* **Raw data**
================

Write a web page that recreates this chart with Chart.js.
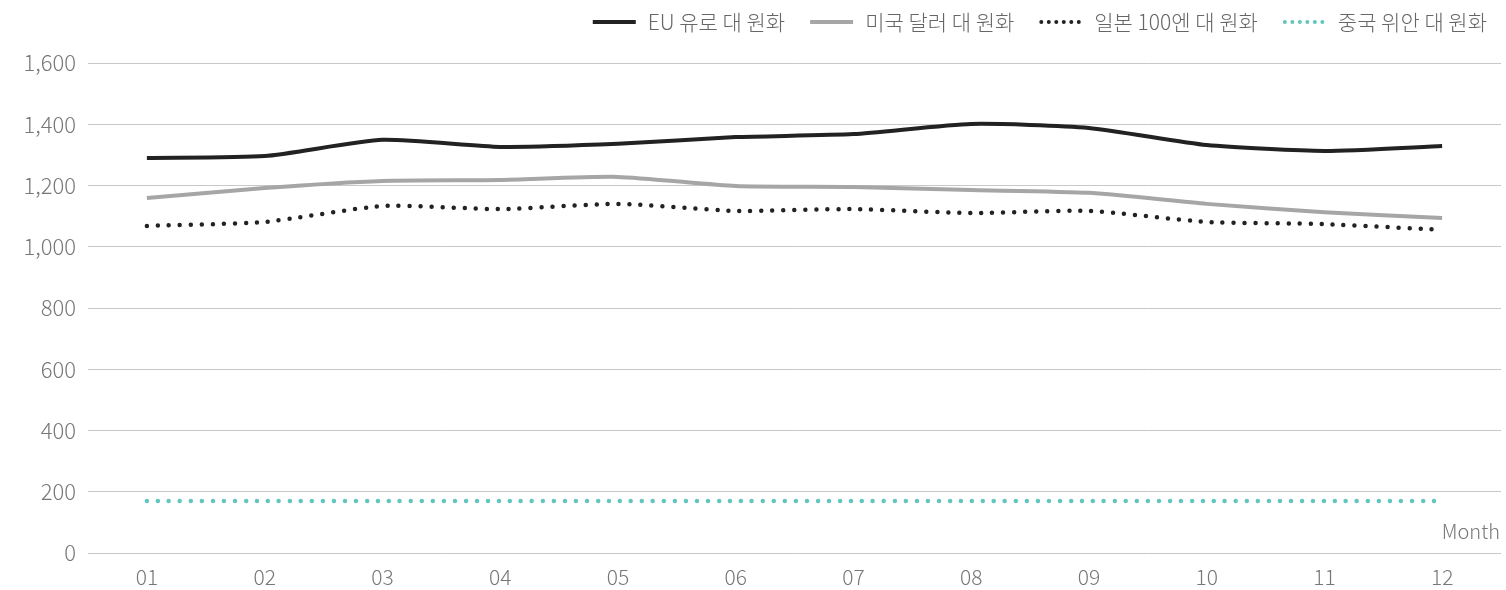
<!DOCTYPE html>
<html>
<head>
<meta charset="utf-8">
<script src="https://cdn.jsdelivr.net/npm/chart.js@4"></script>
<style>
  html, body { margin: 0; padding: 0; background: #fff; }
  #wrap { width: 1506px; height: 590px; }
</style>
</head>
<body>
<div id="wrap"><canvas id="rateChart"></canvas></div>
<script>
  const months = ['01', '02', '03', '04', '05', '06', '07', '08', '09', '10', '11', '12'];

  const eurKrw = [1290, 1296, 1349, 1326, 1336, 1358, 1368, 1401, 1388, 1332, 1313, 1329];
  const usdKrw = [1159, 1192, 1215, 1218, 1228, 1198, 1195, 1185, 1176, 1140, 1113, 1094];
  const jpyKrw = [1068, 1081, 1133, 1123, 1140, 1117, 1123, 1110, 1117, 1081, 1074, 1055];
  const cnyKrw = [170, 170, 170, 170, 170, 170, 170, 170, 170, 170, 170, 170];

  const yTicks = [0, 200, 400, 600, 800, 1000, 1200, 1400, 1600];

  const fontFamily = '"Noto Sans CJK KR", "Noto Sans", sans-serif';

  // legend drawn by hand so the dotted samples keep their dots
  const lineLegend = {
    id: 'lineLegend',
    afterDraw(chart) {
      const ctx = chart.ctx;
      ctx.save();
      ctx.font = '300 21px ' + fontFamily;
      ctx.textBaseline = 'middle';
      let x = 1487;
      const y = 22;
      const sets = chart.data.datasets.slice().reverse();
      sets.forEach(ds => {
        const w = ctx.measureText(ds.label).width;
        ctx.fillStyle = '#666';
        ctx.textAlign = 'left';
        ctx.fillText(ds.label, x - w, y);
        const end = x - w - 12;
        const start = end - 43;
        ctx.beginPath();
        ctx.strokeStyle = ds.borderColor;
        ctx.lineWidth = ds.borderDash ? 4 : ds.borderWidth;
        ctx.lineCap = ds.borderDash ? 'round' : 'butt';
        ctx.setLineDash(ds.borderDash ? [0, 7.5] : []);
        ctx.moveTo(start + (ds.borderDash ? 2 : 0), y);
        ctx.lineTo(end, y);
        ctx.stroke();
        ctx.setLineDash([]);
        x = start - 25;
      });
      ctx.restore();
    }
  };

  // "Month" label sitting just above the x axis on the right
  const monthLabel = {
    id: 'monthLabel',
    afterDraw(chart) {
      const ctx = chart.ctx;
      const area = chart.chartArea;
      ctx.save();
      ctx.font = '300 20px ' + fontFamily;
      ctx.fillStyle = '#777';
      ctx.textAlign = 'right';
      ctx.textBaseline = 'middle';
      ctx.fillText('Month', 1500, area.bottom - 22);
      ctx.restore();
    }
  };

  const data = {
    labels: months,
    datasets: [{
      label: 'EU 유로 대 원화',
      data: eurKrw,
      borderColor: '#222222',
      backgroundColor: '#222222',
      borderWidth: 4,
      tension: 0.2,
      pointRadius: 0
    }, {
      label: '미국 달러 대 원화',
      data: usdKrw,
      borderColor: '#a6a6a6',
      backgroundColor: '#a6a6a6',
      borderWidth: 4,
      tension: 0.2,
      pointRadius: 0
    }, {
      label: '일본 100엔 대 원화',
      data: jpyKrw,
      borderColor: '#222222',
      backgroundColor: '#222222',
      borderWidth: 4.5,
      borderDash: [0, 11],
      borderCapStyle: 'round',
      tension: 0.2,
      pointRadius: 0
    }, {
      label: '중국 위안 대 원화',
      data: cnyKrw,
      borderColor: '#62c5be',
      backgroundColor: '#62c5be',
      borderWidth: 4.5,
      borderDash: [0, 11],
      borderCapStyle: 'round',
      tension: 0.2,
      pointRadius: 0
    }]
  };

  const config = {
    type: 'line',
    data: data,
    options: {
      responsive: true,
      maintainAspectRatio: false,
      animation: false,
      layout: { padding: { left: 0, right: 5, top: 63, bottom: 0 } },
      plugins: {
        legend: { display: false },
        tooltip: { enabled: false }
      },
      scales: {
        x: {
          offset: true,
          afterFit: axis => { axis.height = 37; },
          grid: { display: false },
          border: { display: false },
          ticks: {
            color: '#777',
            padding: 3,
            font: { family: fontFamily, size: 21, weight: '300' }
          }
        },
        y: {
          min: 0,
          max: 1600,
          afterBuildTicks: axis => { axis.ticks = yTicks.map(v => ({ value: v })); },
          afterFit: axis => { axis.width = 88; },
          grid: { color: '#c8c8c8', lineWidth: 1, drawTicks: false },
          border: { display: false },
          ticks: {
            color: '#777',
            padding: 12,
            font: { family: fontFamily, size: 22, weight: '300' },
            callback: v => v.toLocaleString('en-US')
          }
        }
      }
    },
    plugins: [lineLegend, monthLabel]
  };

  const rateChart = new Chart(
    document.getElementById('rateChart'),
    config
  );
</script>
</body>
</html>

================

* **What you have to do**
Except for the pictures, give all the material above again verbatim.

* **Response to the task**
Write a web page that recreates this chart with Chart.js.
<!DOCTYPE html>
<html>
<head>
<meta charset="utf-8">
<script src="https://cdn.jsdelivr.net/npm/chart.js@4"></script>
<style>
  html, body { margin: 0; padding: 0; background: #fff; }
  #wrap { width: 1506px; height: 590px; }
</style>
</head>
<body>
<div id="wrap"><canvas id="rateChart"></canvas></div>
<script>
  const months = ['01', '02', '03', '04', '05', '06', '07', '08', '09', '10', '11', '12'];

  const eurKrw = [1290, 1296, 1349, 1326, 1336, 1358, 1368, 1401, 1388, 1332, 1313, 1329];
  const usdKrw = [1159, 1192, 1215, 1218, 1228, 1198, 1195, 1185, 1176, 1140, 1113, 1094];
  const jpyKrw = [1068, 1081, 1133, 1123, 1140, 1117, 1123, 1110, 1117, 1081, 1074, 1055];
  const cnyKrw = [170, 170, 170, 170, 170, 170, 170, 170, 170, 170, 170, 170];

  const yTicks = [0, 200, 400, 600, 800, 1000, 1200, 1400, 1600];

  const fontFamily = '"Noto Sans CJK KR", "Noto Sans", sans-serif';

  // legend drawn by hand so the dotted samples keep their dots
  const lineLegend = {
    id: 'lineLegend',
    afterDraw(chart) {
      const ctx = chart.ctx;
      ctx.save();
      ctx.font = '300 21px ' + fontFamily;
      ctx.textBaseline = 'middle';
      let x = 1487;
      const y = 22;
      const sets = chart.data.datasets.slice().reverse();
      sets.forEach(ds => {
        const w = ctx.measureText(ds.label).width;
        ctx.fillStyle = '#666';
        ctx.textAlign = 'left';
        ctx.fillText(ds.label, x - w, y);
        const end = x - w - 12;
        const start = end - 43;
        ctx.beginPath();
        ctx.strokeStyle = ds.borderColor;
        ctx.lineWidth = ds.borderDash ? 4 : ds.borderWidth;
        ctx.lineCap = ds.borderDash ? 'round' : 'butt';
        ctx.setLineDash(ds.borderDash ? [0, 7.5] : []);
        ctx.moveTo(start + (ds.borderDash ? 2 : 0), y);
        ctx.lineTo(end, y);
        ctx.stroke();
        ctx.setLineDash([]);
        x = start - 25;
      });
      ctx.restore();
    }
  };

  // "Month" label sitting just above the x axis on the right
  const monthLabel = {
    id: 'monthLabel',
    afterDraw(chart) {
      const ctx = chart.ctx;
      const area = chart.chartArea;
      ctx.save();
      ctx.font = '300 20px ' + fontFamily;
      ctx.fillStyle = '#777';
      ctx.textAlign = 'right';
      ctx.textBaseline = 'middle';
      ctx.fillText('Month', 1500, area.bottom - 22);
      ctx.restore();
    }
  };

  const data = {
    labels: months,
    datasets: [{
      label: 'EU 유로 대 원화',
      data: eurKrw,
      borderColor: '#222222',
      backgroundColor: '#222222',
      borderWidth: 4,
      tension: 0.2,
      pointRadius: 0
    }, {
      label: '미국 달러 대 원화',
      data: usdKrw,
      borderColor: '#a6a6a6',
      backgroundColor: '#a6a6a6',
      borderWidth: 4,
      tension: 0.2,
      pointRadius: 0
    }, {
      label: '일본 100엔 대 원화',
      data: jpyKrw,
      borderColor: '#222222',
      backgroundColor: '#222222',
      borderWidth: 4.5,
      borderDash: [0, 11],
      borderCapStyle: 'round',
      tension: 0.2,
      pointRadius: 0
    }, {
      label: '중국 위안 대 원화',
      data: cnyKrw,
      borderColor: '#62c5be',
      backgroundColor: '#62c5be',
      borderWidth: 4.5,
      borderDash: [0, 11],
      borderCapStyle: 'round',
      tension: 0.2,
      pointRadius: 0
    }]
  };

  const config = {
    type: 'line',
    data: data,
    options: {
      responsive: true,
      maintainAspectRatio: false,
      animation: false,
      layout: { padding: { left: 0, right: 5, top: 63, bottom: 0 } },
      plugins: {
        legend: { display: false },
        tooltip: { enabled: false }
      },
      scales: {
        x: {
          offset: true,
          afterFit: axis => { axis.height = 37; },
          grid: { display: false },
          border: { display: false },
          ticks: {
            color: '#777',
            padding: 3,
            font: { family: fontFamily, size: 21, weight: '300' }
          }
        },
        y: {
          min: 0,
          max: 1600,
          afterBuildTicks: axis => { axis.ticks = yTicks.map(v => ({ value: v })); },
          afterFit: axis => { axis.width = 88; },
          grid: { color: '#c8c8c8', lineWidth: 1, drawTicks: false },
          border: { display: false },
          ticks: {
            color: '#777',
            padding: 12,
            font: { family: fontFamily, size: 22, weight: '300' },
            callback: v => v.toLocaleString('en-US')
          }
        }
      }
    },
    plugins: [lineLegend, monthLabel]
  };

  const rateChart = new Chart(
    document.getElementById('rateChart'),
    config
  );
</script>
</body>
</html>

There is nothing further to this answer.